- _Your objective_
List each line of the data that holds the word "this".

- _Supplied material_
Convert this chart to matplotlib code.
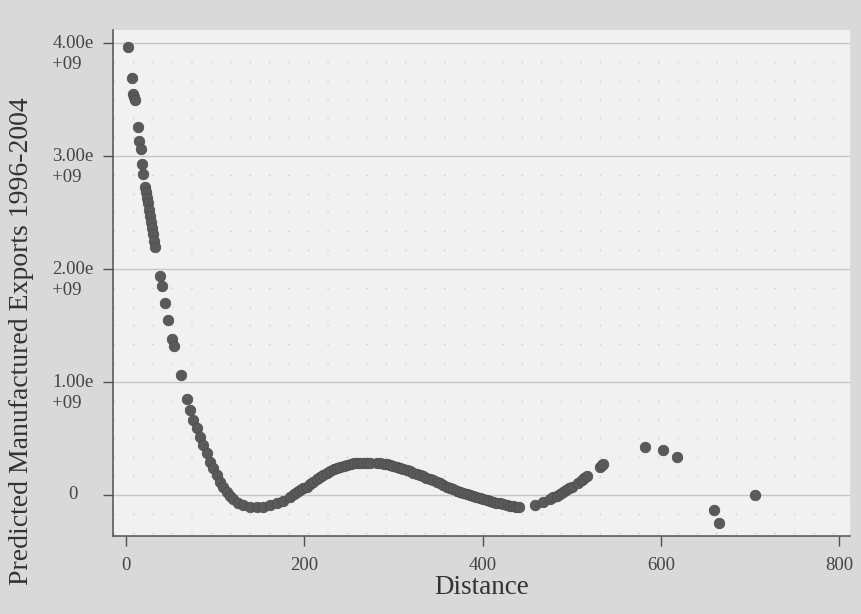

...

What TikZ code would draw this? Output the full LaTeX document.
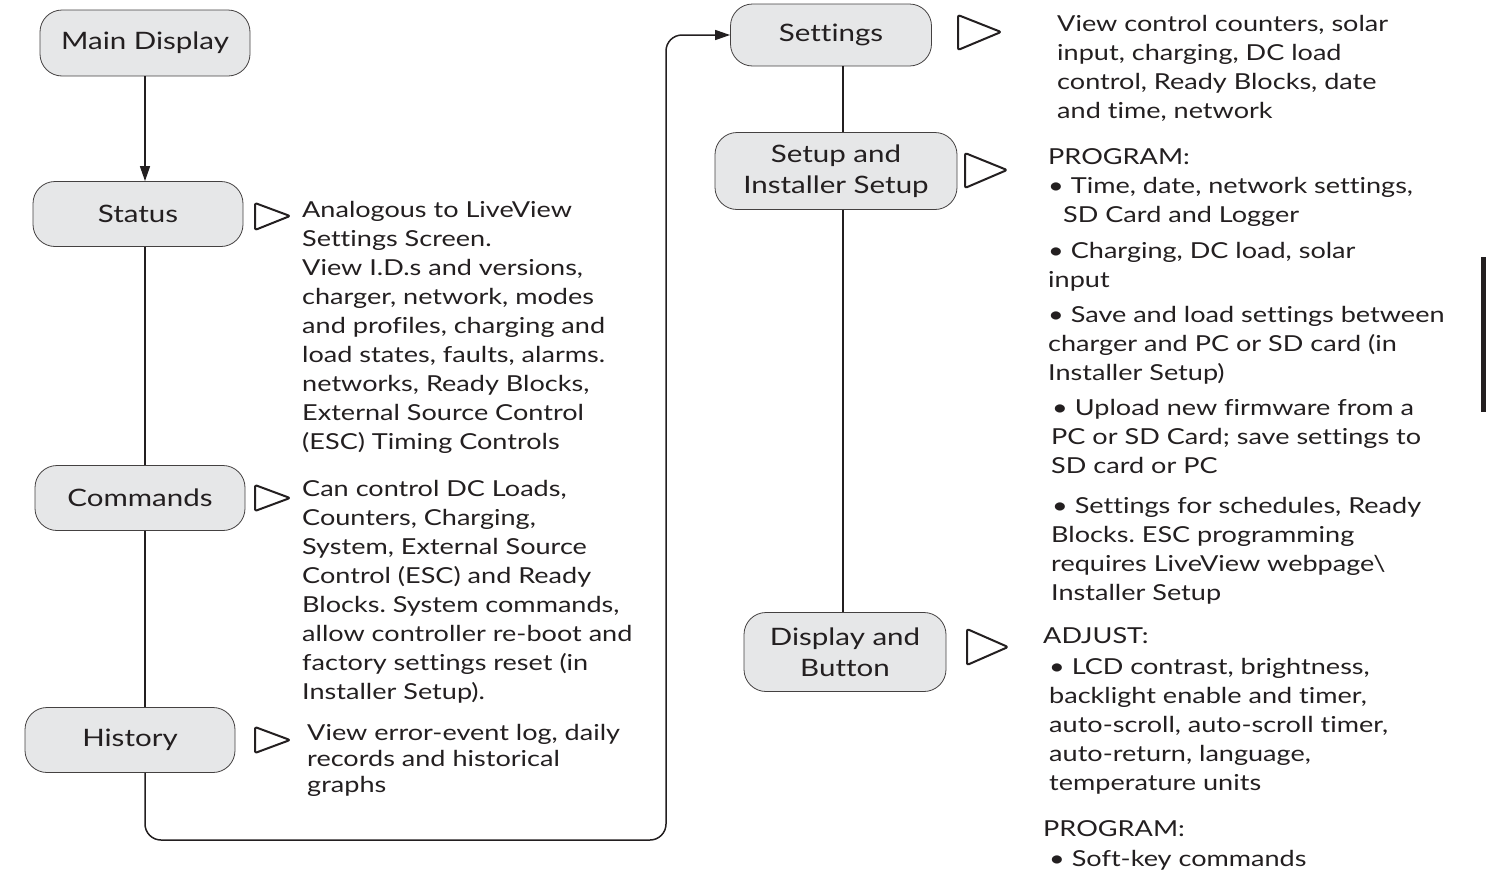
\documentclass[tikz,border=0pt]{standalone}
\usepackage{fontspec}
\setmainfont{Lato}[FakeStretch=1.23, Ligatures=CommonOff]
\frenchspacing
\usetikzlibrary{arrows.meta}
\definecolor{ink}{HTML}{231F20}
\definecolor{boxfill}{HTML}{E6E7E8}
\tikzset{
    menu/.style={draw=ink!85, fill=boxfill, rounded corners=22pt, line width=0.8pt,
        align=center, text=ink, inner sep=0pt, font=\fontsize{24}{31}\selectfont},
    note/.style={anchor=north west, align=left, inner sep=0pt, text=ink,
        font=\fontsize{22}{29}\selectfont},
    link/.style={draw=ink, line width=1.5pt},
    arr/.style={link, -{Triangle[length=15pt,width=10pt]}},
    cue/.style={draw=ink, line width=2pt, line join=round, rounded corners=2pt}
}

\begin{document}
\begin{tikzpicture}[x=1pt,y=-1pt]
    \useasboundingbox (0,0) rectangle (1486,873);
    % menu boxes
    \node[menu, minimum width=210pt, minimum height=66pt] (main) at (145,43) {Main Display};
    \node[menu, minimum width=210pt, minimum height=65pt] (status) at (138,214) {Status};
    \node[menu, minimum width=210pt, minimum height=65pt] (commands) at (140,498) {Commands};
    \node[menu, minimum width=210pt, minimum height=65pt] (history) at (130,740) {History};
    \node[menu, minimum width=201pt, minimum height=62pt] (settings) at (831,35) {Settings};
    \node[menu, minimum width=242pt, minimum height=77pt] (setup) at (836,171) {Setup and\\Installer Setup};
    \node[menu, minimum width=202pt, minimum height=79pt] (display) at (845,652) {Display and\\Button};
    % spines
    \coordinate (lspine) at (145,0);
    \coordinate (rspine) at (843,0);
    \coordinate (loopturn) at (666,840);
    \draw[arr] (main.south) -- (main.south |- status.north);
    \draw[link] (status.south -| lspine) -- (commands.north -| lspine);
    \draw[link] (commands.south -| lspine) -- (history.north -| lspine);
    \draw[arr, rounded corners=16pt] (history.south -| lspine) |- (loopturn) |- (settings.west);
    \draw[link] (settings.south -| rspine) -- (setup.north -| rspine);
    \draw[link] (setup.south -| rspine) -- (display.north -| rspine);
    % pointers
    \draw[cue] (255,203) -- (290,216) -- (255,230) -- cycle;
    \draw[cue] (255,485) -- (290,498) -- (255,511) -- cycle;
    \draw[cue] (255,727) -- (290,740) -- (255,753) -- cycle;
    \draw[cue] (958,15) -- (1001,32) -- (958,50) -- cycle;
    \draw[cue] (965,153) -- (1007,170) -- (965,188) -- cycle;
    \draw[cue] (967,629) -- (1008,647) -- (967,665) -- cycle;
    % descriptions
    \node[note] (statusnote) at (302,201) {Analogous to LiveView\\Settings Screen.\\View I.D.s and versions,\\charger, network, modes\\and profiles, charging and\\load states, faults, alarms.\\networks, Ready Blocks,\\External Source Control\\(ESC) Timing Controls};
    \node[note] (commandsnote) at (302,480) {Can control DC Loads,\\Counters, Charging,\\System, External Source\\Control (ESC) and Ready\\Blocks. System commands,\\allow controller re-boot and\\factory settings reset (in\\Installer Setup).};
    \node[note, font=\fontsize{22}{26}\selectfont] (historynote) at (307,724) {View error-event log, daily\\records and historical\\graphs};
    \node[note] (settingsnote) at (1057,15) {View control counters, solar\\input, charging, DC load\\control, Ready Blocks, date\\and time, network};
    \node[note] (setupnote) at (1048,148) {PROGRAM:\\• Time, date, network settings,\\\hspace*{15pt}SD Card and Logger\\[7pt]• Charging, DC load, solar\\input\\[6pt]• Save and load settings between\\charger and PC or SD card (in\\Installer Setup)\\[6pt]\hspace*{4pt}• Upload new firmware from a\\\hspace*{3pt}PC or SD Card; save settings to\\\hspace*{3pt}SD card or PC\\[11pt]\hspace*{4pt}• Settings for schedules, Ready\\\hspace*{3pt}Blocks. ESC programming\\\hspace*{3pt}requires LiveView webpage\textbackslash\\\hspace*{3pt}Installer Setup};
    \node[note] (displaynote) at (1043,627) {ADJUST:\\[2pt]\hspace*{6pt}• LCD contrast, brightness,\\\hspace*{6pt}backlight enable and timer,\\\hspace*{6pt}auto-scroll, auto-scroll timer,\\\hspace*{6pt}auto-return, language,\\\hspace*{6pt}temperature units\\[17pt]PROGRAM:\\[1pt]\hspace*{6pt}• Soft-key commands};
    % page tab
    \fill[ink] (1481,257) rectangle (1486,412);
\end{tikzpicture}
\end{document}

- _Written solution_
Convert this chart to matplotlib code.
What TikZ code would draw this? Output the full LaTeX document.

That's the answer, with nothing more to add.